Given request
Extract the complete listing and output it unchanged.

Rows

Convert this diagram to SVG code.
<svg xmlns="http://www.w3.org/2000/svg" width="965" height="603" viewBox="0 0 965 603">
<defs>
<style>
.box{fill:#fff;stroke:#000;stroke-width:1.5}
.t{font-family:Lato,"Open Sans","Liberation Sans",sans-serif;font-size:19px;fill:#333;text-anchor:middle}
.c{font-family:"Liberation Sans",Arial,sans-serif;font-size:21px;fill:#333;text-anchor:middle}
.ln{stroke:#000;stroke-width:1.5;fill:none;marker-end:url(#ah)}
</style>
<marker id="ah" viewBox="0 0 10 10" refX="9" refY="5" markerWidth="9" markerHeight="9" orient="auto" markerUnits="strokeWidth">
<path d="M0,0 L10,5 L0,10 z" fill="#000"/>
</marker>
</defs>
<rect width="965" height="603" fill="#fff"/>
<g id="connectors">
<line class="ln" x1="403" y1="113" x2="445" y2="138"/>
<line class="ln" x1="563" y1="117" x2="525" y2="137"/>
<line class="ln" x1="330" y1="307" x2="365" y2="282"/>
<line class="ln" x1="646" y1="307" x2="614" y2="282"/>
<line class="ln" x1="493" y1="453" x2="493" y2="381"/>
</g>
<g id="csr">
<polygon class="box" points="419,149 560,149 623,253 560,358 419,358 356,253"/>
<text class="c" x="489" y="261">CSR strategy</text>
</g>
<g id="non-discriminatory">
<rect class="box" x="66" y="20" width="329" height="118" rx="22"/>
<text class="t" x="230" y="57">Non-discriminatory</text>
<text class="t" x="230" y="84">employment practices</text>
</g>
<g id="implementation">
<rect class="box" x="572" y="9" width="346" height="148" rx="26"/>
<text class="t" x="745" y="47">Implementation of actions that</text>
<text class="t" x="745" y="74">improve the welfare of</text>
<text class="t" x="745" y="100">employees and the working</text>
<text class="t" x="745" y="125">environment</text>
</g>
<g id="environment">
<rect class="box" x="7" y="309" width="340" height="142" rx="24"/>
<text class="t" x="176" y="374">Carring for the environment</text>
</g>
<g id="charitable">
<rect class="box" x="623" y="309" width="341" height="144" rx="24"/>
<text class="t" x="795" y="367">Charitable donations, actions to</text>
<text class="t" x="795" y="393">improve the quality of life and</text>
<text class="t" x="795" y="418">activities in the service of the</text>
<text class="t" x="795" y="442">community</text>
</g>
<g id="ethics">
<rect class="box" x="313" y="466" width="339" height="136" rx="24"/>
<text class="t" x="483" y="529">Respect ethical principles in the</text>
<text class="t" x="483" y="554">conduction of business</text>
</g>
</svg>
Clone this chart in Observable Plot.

Written solution
Convert this diagram to SVG code.
<svg xmlns="http://www.w3.org/2000/svg" width="965" height="603" viewBox="0 0 965 603">
<defs>
<style>
.box{fill:#fff;stroke:#000;stroke-width:1.5}
.t{font-family:Lato,"Open Sans","Liberation Sans",sans-serif;font-size:19px;fill:#333;text-anchor:middle}
.c{font-family:"Liberation Sans",Arial,sans-serif;font-size:21px;fill:#333;text-anchor:middle}
.ln{stroke:#000;stroke-width:1.5;fill:none;marker-end:url(#ah)}
</style>
<marker id="ah" viewBox="0 0 10 10" refX="9" refY="5" markerWidth="9" markerHeight="9" orient="auto" markerUnits="strokeWidth">
<path d="M0,0 L10,5 L0,10 z" fill="#000"/>
</marker>
</defs>
<rect width="965" height="603" fill="#fff"/>
<g id="connectors">
<line class="ln" x1="403" y1="113" x2="445" y2="138"/>
<line class="ln" x1="563" y1="117" x2="525" y2="137"/>
<line class="ln" x1="330" y1="307" x2="365" y2="282"/>
<line class="ln" x1="646" y1="307" x2="614" y2="282"/>
<line class="ln" x1="493" y1="453" x2="493" y2="381"/>
</g>
<g id="csr">
<polygon class="box" points="419,149 560,149 623,253 560,358 419,358 356,253"/>
<text class="c" x="489" y="261">CSR strategy</text>
</g>
<g id="non-discriminatory">
<rect class="box" x="66" y="20" width="329" height="118" rx="22"/>
<text class="t" x="230" y="57">Non-discriminatory</text>
<text class="t" x="230" y="84">employment practices</text>
</g>
<g id="implementation">
<rect class="box" x="572" y="9" width="346" height="148" rx="26"/>
<text class="t" x="745" y="47">Implementation of actions that</text>
<text class="t" x="745" y="74">improve the welfare of</text>
<text class="t" x="745" y="100">employees and the working</text>
<text class="t" x="745" y="125">environment</text>
</g>
<g id="environment">
<rect class="box" x="7" y="309" width="340" height="142" rx="24"/>
<text class="t" x="176" y="374">Carring for the environment</text>
</g>
<g id="charitable">
<rect class="box" x="623" y="309" width="341" height="144" rx="24"/>
<text class="t" x="795" y="367">Charitable donations, actions to</text>
<text class="t" x="795" y="393">improve the quality of life and</text>
<text class="t" x="795" y="418">activities in the service of the</text>
<text class="t" x="795" y="442">community</text>
</g>
<g id="ethics">
<rect class="box" x="313" y="466" width="339" height="136" rx="24"/>
<text class="t" x="483" y="529">Respect ethical principles in the</text>
<text class="t" x="483" y="554">conduction of business</text>
</g>
</svg>
Clone this chart in Observable Plot.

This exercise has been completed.